# The shape of the hand



## Owen David (May 15, 2020)

How much do you think the shape of the hand affects the pieces you focus on and the way composers compose? 

I think the answer is: "a lot". 

People with big hands and long digits will favour the expansive sort of Rachmaninov sound. 

People with small hands and short digits will favour those close, intricate Bach style pieces. 

I also think the shape of the hand makes you biased to certain keys. My hands/fingers seem to favour D major/G minor. That will probably influence the keys composers work in. 

Any thoughts on this?


----------



## hammeredklavier (Feb 18, 2018)

Owen David said:


> People with small hands and short digits will favour those close, intricate Bach style pieces.

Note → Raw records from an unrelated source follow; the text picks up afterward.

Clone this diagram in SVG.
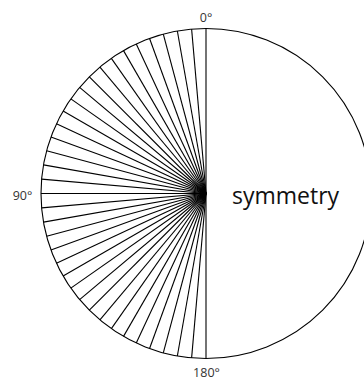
<svg xmlns="http://www.w3.org/2000/svg" width="364" height="381" viewBox="0 0 364 381">
<style>
.ln{stroke:#000;stroke-width:1.1;fill:none}
.lb{font-family:"Open Sans","DejaVu Sans",sans-serif;font-size:12.5px;fill:#333;text-anchor:middle}
.big{font-family:"Open Sans","DejaVu Sans",sans-serif;font-size:23px;fill:#111}
</style>
<rect width="364" height="381" fill="#fff"/>
<g id="circle"><circle class="ln" cx="206" cy="193.5" r="165"/></g>
<g id="spokes" class="ln">
<line x1="206" y1="193.5" x2="206.00" y2="28.50"/>
<line x1="206" y1="193.5" x2="191.62" y2="29.13"/>
<line x1="206" y1="193.5" x2="177.35" y2="31.01"/>
<line x1="206" y1="193.5" x2="163.29" y2="34.12"/>
<line x1="206" y1="193.5" x2="149.57" y2="38.45"/>
<line x1="206" y1="193.5" x2="136.27" y2="43.96"/>
<line x1="206" y1="193.5" x2="123.50" y2="50.61"/>
<line x1="206" y1="193.5" x2="111.36" y2="58.34"/>
<line x1="206" y1="193.5" x2="99.94" y2="67.10"/>
<line x1="206" y1="193.5" x2="89.33" y2="76.83"/>
<line x1="206" y1="193.5" x2="79.60" y2="87.44"/>
<line x1="206" y1="193.5" x2="70.84" y2="98.86"/>
<line x1="206" y1="193.5" x2="63.11" y2="111.00"/>
<line x1="206" y1="193.5" x2="56.46" y2="123.77"/>
<line x1="206" y1="193.5" x2="50.95" y2="137.07"/>
<line x1="206" y1="193.5" x2="46.62" y2="150.79"/>
<line x1="206" y1="193.5" x2="43.51" y2="164.85"/>
<line x1="206" y1="193.5" x2="41.63" y2="179.12"/>
<line x1="206" y1="193.5" x2="41.00" y2="193.50"/>
<line x1="206" y1="193.5" x2="41.63" y2="207.88"/>
<line x1="206" y1="193.5" x2="43.51" y2="222.15"/>
<line x1="206" y1="193.5" x2="46.62" y2="236.21"/>
<line x1="206" y1="193.5" x2="50.95" y2="249.93"/>
<line x1="206" y1="193.5" x2="56.46" y2="263.23"/>
<line x1="206" y1="193.5" x2="63.11" y2="276.00"/>
<line x1="206" y1="193.5" x2="70.84" y2="288.14"/>
<line x1="206" y1="193.5" x2="79.60" y2="299.56"/>
<line x1="206" y1="193.5" x2="89.33" y2="310.17"/>
<line x1="206" y1="193.5" x2="99.94" y2="319.90"/>
<line x1="206" y1="193.5" x2="111.36" y2="328.66"/>
<line x1="206" y1="193.5" x2="123.50" y2="336.39"/>
<line x1="206" y1="193.5" x2="136.27" y2="343.04"/>
<line x1="206" y1="193.5" x2="149.57" y2="348.55"/>
<line x1="206" y1="193.5" x2="163.29" y2="352.88"/>
<line x1="206" y1="193.5" x2="177.35" y2="355.99"/>
<line x1="206" y1="193.5" x2="191.62" y2="357.87"/>
<line x1="206" y1="193.5" x2="206.00" y2="358.50"/>
</g>
<g id="labels">
<text class="lb" x="206" y="22">0°</text>
<text class="lb" x="206.5" y="377">180°</text>
<text class="lb" x="22.5" y="200">90°</text>
<text class="big" x="232" y="204">symmetry</text>
</g>
</svg>
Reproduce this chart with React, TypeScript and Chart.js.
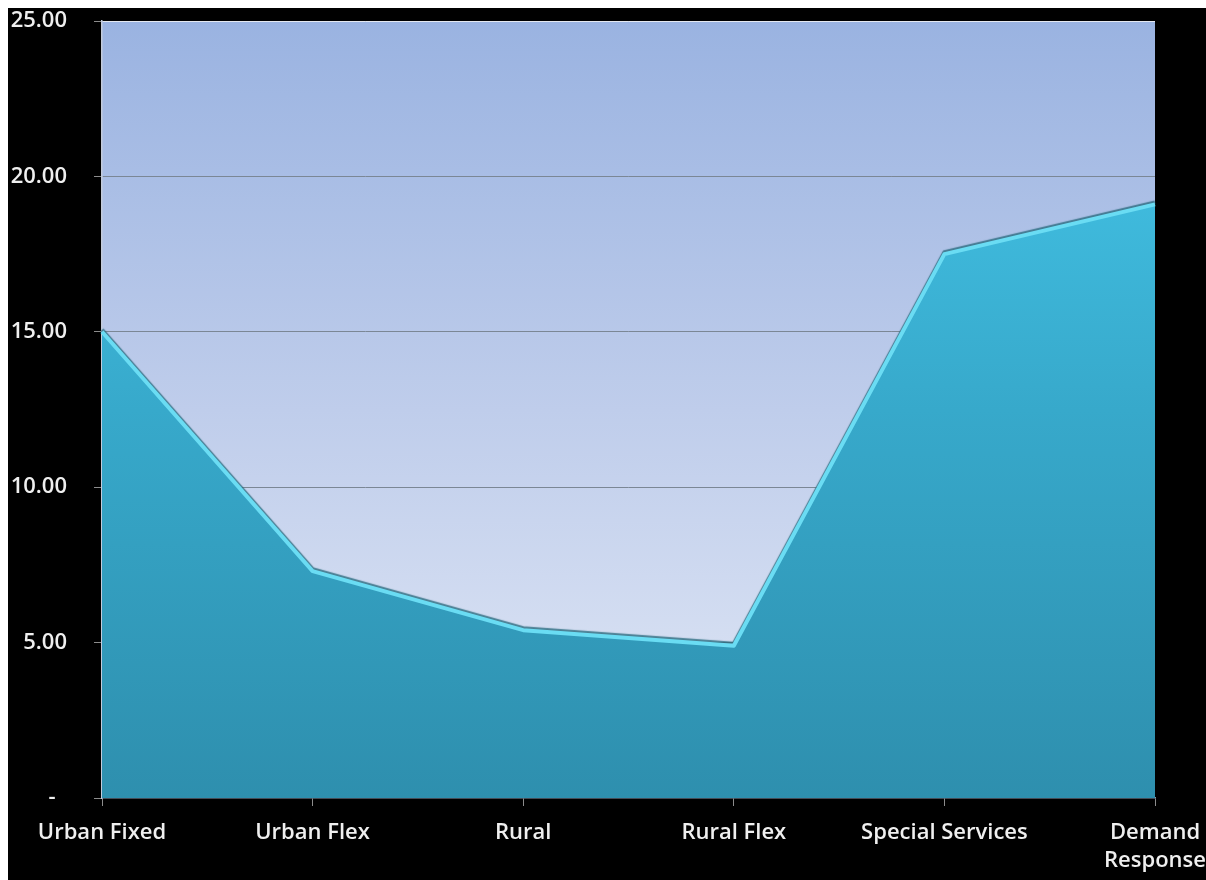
import React, { useEffect, useRef } from 'react';
import { Chart, registerables } from 'chart.js';
Chart.register(...registerables);

const categories: (string | string[])[] = ['Urban Fixed', 'Urban Flex', 'Rural', 'Rural Flex', 'Special Services', ['Demand', 'Response']];
const values: number[] = [15.0, 7.3, 5.4, 4.9, 17.5, 19.1];
const yMin = 0;
const yMax = 25;
const yStep = 5;

export default function App() {
  const ref = useRef<HTMLCanvasElement>(null);
  useEffect(() => {
    const plotBg = {
      id: 'plotBg',
      beforeDraw(chart: any) {
        const { ctx, chartArea: a } = chart;
        const g = ctx.createLinearGradient(0, a.top, 0, a.bottom);
        g.addColorStop(0, '#9ab3e1');
        g.addColorStop(0.5, '#bfcdeb');
        g.addColorStop(1, '#e2e9f6');
        ctx.save();
        ctx.fillStyle = g;
        ctx.fillRect(a.left, a.top, a.right - a.left, a.bottom - a.top);
        ctx.restore();
      },
    };
    const bevel = {
      id: 'bevel',
      beforeDatasetDraw(chart: any) {
        const ctx = chart.ctx;
        ctx.save();
        ctx.shadowColor = 'rgba(40,105,125,0.8)';
        ctx.shadowOffsetY = -2;
        ctx.shadowBlur = 1;
      },
      afterDatasetDraw(chart: any) {
        chart.ctx.restore();
      },
    };
    const font = { family: '"Open Sans", Lato, sans-serif', size: 22, weight: '600', lineHeight: 1.3 };
    const chart = new Chart(ref.current!, {
      type: 'line',
      data: {
        labels: categories as any,
        datasets: [
          {
            data: values,
            fill: 'origin',
            borderColor: '#6adcf3',
            borderWidth: 4,
            pointRadius: 0,
            tension: 0,
            borderJoinStyle: 'round',
            backgroundColor: (ctx: any) => {
              const a = ctx.chart.chartArea;
              if (!a) return '#38a9cb';
              const g = ctx.chart.ctx.createLinearGradient(0, a.top, 0, a.bottom);
              g.addColorStop(0, '#46c9ec');
              g.addColorStop(0.5, '#37a9cb');
              g.addColorStop(1, '#2e8fae');
              return g;
            },
          },
        ],
      },
      options: {
        animation: false,
        responsive: true,
        maintainAspectRatio: false,
        layout: { padding: { top: 13, right: 51, left: 0, bottom: 0 } },
        plugins: { legend: { display: false }, tooltip: { enabled: false } },
        scales: {
          x: {
            offset: false,
            afterFit(scale: any) {
              scale.height = 82;
              scale.paddingLeft = 0;
              scale.paddingRight = 0;
            },
            grid: { drawOnChartArea: false, drawTicks: true, tickLength: 8, tickColor: '#8c8c8c', offset: false },
            border: { display: true, color: '#8798ad', width: 1.5 },
            ticks: { color: '#efefef', font, padding: 12, maxRotation: 0, autoSkip: false },
          },
          y: {
            min: yMin,
            max: yMax,
            afterFit(scale: any) {
              scale.width = 94;
              scale.paddingTop = 0;
              scale.paddingBottom = 0;
            },
            grid: {
              color: (c: any) => (c.tick && c.tick.value === yMax ? '#e4e8f0' : c.tick && c.tick.value === yMin ? 'rgba(0,0,0,0)' : '#7b8795'),
              lineWidth: 1,
              tickLength: 8,
              tickColor: '#8c8c8c',
            },
            border: { display: true, color: '#c3cbdb', width: 1.5 },
            ticks: {
              stepSize: yStep,
              color: '#efefef',
              font,
              padding: 27,
              callback: (v: any) => (Number(v) === 0 ? '-  ' : Number(v).toFixed(2)),
            },
          },
        },
      },
      plugins: [plotBg, bevel],
    } as any);
    return () => chart.destroy();
  }, []);
  return (
    <div style={{ position: 'fixed', left: 8, top: 8, right: 0, bottom: 0, background: '#000' }}>
      <canvas ref={ref} />
    </div>
  );
}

Bach (1.8m tall) was a big guy by the standards of his time - his hands were probably not small



Owen David said:


> I also think the shape of the hand makes you biased to certain keys. My hands/fingers seem to favour D major/G minor. That will probably influence the keys composers work in.

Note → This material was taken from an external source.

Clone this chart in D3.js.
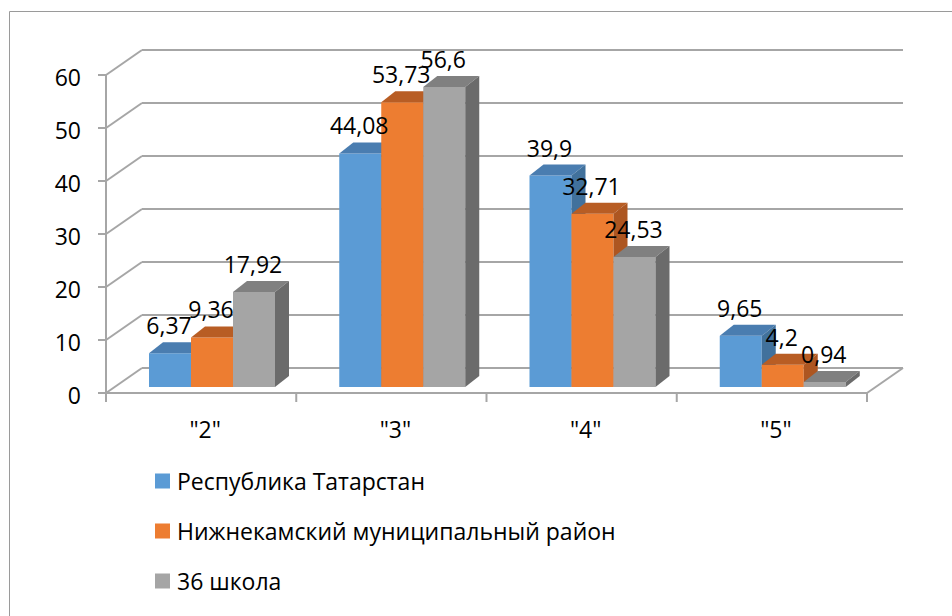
<!DOCTYPE html>
<html>
<head>
<meta charset="utf-8">
<script src="https://cdn.jsdelivr.net/npm/d3@7.9.0/dist/d3.min.js"></script>
<style>
  html, body { margin: 0; padding: 0; background: #fff; }
  svg text { font-family: "Open Sans", sans-serif; fill: #000; }
</style>
</head>
<body>
<svg id="chart" width="952" height="616"></svg>
<script>
// data
const categories = ['"2"', '"3"', '"4"', '"5"'];
const seriesNames = ['Республика Татарстан', 'Нижнекамский муниципальный район', '36 школа'];
const tatarstan = [6.37, 44.08, 39.9, 9.65];
const nizhnekamsk = [9.36, 53.73, 32.71, 4.2];
const school36 = [17.92, 56.6, 24.53, 0.94];
const labels = [
  ['6,37', '44,08', '39,9', '9,65'],
  ['9,36', '53,73', '32,71', '4,2'],
  ['17,92', '56,6', '24,53', '0,94']
];
const yTicks = [0, 10, 20, 30, 40, 50, 60];

const seriesValues = [tatarstan, nizhnekamsk, school36];
const colors = [
  { front: '#5b9bd5', top: '#4a7db0', side: '#41719c' },
  { front: '#ed7d31', top: '#b85d24', side: '#ad5621' },
  { front: '#a5a5a5', top: '#808080', side: '#6b6b6b' }
];
const fontSize = 23;

const svg = d3.select('#chart');

// outer frame
svg.append('path')
  .attr('d', 'M9.5,616 L9.5,11.5 L952,11.5')
  .attr('fill', 'none')
  .attr('stroke', '#9a9a9a')
  .attr('stroke-width', 1);

// 3d geometry
const floorFront = 393;   // front edge of floor
const wallDx = 36, wallDy = -25; // depth of the plot box
const barBase = 387;      // bars sit a bit behind the front edge
const barDx = 14, barDy = -11;

const yScale = d3.scaleLinear().domain([0, 60]).range([0, 318]);

const xScale = d3.scaleBand().domain(categories).range([106, 867]).padding(0);
const xInner = d3.scaleBand().domain(d3.range(3)).range([43, 169]).padding(0);

const grid = svg.append('g').attr('stroke', '#a6a6a6').attr('stroke-width', 2).attr('fill', 'none');

const left = xScale.range()[0], right = xScale.range()[1];

// back wall gridlines + side wall diagonals
yTicks.forEach(v => {
  const yf = floorFront - yScale(v);
  const yb = yf + wallDy;
  grid.append('line')
    .attr('x1', left + wallDx).attr('y1', yb)
    .attr('x2', right + wallDx).attr('y2', yb);
  grid.append('line')
    .attr('x1', left).attr('y1', yf)
    .attr('x2', left + wallDx).attr('y2', yb);
});

// floor front edge and right edge
grid.append('line')
  .attr('x1', left).attr('y1', floorFront)
  .attr('x2', right).attr('y2', floorFront);
grid.append('line')
  .attr('x1', right).attr('y1', floorFront)
  .attr('x2', right + wallDx).attr('y2', floorFront + wallDy);

// vertical axis
grid.append('line')
  .attr('x1', left).attr('y1', floorFront)
  .attr('x2', left).attr('y2', floorFront - yScale(60));

// y ticks
yTicks.forEach(v => {
  const y = floorFront - yScale(v);
  grid.append('line').attr('x1', left - 8).attr('y1', y).attr('x2', left).attr('y2', y);
});

// x ticks at category boundaries
const bounds = categories.map(c => xScale(c)).concat([right]);
bounds.forEach(x => {
  grid.append('line').attr('x1', x).attr('y1', floorFront).attr('x2', x).attr('y2', floorFront + 9);
});

// y tick labels
svg.append('g').selectAll('text')
  .data(yTicks)
  .join('text')
  .attr('x', 81)
  .attr('y', d => floorFront - yScale(d) + 2)
  .attr('text-anchor', 'end')
  .attr('dominant-baseline', 'central')
  .attr('font-size', fontSize)
  .text(d => d);

// category labels
svg.append('g').selectAll('text')
  .data(categories)
  .join('text')
  .attr('x', d => xScale(d) + xScale.bandwidth() / 2 + 4)
  .attr('y', 438)
  .attr('text-anchor', 'middle')
  .attr('font-size', fontSize)
  .text(d => d);

// bars
const bw = xInner.bandwidth();
const bars = svg.append('g');
categories.forEach((cat, ci) => {
  seriesValues.forEach((vals, si) => {
    const x0 = xScale(cat) + xInner(si);
    const x1 = x0 + bw;
    const yTop = barBase - yScale(vals[ci]);
    const c = colors[si];
    const g = bars.append('g');
    g.append('path')
      .attr('d', `M${x0},${barBase}L${x1},${barBase}L${x1},${yTop}L${x0},${yTop}Z`)
      .attr('fill', c.front);
    g.append('path')
      .attr('d', `M${x0},${yTop}L${x1},${yTop}L${x1 + barDx},${yTop + barDy}L${x0 + barDx},${yTop + barDy}Z`)
      .attr('fill', c.top);
    g.append('path')
      .attr('d', `M${x1},${barBase}L${x1 + barDx},${barBase + barDy}L${x1 + barDx},${yTop + barDy}L${x1},${yTop}Z`)
      .attr('fill', c.side);
  });
});

// data labels
const lbl = svg.append('g');
categories.forEach((cat, ci) => {
  seriesValues.forEach((vals, si) => {
    const xc = xScale(cat) + xInner(si) + bw / 2;
    const yTop = barBase - yScale(vals[ci]);
    lbl.append('text')
      .attr('x', xc - 1)
      .attr('y', yTop - 19)
      .attr('text-anchor', 'middle')
      .attr('font-size', fontSize)
      .text(labels[si][ci]);
  });
});

// legend
const legend = svg.append('g');
seriesNames.forEach((name, i) => {
  const cy = 481 + i * 50;
  legend.append('rect')
    .attr('x', 155).attr('y', cy - 7.5)
    .attr('width', 15).attr('height', 15)
    .attr('fill', colors[i].front);
  legend.append('text')
    .attr('x', 177).attr('y', cy)
    .attr('dominant-baseline', 'central')
    .attr('font-size', fontSize)
    .text(name);
});
</script>
</body>
</html>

"Chopin thought the B Major scale the most natural because it places the longer fingers over the black keys ." https://books.google.ca/books?id=TooQ84u7ReUC&pg=PA11

a number of contemplative, lyrical sections of his late extended works are in that key.


----------



## SONNET CLV (May 31, 2014)

hammeredklavier said:


> ...
> "Chopin thought the B Major scale the most natural because it places the longer fingers over the black keys ." ...


I wonder if he'd have a different opinion had he played trumpet or French Horn ... or bassoon!


----------



## MarkW (Feb 16, 2015)

That's why I never took to American football. My hand was way too small to handle the ball effectively.


----------



## mbhaub (Dec 2, 2016)

Was it Alkan who had enormous hands and wrote music that hardly anyone else could play because of it? There have been plenty of pianists who simply cannot manage the demands Rachmaninoff and Tchaikovsky concertos place on the hands so they either break chords up or omit very low notes.Interesting comment about Chopin finding B major comfortable - so do most players. The key signature is forbidding. Balakirev also favored it.


----------



## allaroundmusicenthusiast (Jun 3, 2020)

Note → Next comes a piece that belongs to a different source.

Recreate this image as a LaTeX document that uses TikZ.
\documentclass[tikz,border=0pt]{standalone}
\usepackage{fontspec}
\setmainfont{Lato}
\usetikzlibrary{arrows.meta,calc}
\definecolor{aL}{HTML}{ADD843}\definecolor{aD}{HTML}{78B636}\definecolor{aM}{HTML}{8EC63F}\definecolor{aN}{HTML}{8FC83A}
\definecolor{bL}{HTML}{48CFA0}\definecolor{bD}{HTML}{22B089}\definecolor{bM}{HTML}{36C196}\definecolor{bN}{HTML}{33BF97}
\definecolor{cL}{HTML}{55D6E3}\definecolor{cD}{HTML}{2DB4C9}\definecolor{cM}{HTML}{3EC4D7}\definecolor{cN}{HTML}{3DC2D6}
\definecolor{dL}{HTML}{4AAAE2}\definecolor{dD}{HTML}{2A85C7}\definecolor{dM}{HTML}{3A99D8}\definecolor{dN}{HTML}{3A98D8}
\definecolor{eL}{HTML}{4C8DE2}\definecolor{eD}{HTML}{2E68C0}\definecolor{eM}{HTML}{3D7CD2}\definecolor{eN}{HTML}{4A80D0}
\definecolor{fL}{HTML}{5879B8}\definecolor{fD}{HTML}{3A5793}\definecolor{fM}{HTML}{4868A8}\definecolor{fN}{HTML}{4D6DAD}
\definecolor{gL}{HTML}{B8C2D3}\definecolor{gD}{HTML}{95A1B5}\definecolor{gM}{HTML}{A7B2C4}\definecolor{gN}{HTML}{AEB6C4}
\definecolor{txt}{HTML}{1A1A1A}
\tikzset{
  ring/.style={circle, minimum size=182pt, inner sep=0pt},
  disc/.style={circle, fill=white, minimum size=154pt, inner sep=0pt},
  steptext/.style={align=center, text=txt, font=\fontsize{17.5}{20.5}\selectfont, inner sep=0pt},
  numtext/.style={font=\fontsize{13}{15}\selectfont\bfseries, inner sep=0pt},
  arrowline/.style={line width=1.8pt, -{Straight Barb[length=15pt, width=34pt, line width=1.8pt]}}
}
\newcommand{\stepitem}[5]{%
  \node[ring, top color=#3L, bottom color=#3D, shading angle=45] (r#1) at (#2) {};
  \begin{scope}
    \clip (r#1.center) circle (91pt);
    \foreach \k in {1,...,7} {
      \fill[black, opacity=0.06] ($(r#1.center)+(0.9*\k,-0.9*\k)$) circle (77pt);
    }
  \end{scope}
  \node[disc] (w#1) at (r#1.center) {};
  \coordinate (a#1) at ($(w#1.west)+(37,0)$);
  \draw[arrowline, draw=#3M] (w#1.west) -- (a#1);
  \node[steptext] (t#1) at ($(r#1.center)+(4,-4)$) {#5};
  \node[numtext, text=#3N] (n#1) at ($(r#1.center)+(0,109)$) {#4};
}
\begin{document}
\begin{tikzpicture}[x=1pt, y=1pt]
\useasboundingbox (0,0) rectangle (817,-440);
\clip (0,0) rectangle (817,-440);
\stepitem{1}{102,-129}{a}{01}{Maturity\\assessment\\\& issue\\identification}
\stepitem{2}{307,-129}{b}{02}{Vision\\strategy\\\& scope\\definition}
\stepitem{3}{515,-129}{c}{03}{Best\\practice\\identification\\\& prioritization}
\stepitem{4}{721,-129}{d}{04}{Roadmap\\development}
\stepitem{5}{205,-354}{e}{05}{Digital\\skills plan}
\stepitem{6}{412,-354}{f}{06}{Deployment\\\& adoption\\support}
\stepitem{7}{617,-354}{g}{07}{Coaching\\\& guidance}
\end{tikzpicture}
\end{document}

I have big hands (long fingers mostly), and I hate Rachmaninoff


----------



## Allegro Con Brio (Jan 3, 2020)

For some reason my left hand is wider in span, while my right hand has longer fingers. So for a while I was content with mostly Chopin as I could do intricate RH runs and wide-spanning LH accompaniment. Now that I'm getting into playing Bach, a big problem is LH dexterity since he makes sure every one of your fingers gets an equal workout. With my right hand I can do a 10th, LH an 11th and _maybe_ just barely scrape a 12th. Sometimes I wish I had thinner, nimbler fingers so I could play some things with more fluidity. But I also think arpeggios and big leaps are easier for me than most because of that. So I've learned to accept it


----------



## premont (May 7, 2015)

Owen David said:


> People with big hands and long digits will favour the expansive sort of Rachmaninov sound.
> 
> People with small hands and short digits will favour those close, intricate Bach style pieces.
> 
> Any thoughts on this?


I have big hands and long digits, and I have always preferred the close, intricate Bach style pieces.

Rachmaninov never did much for me.


----------



## Pat Fairlea (Dec 9, 2015)

Alicia de Larrocha was small, but played Rachmaninoff with finesse. It's not the size of the hands, it's what you do with 'em.


----------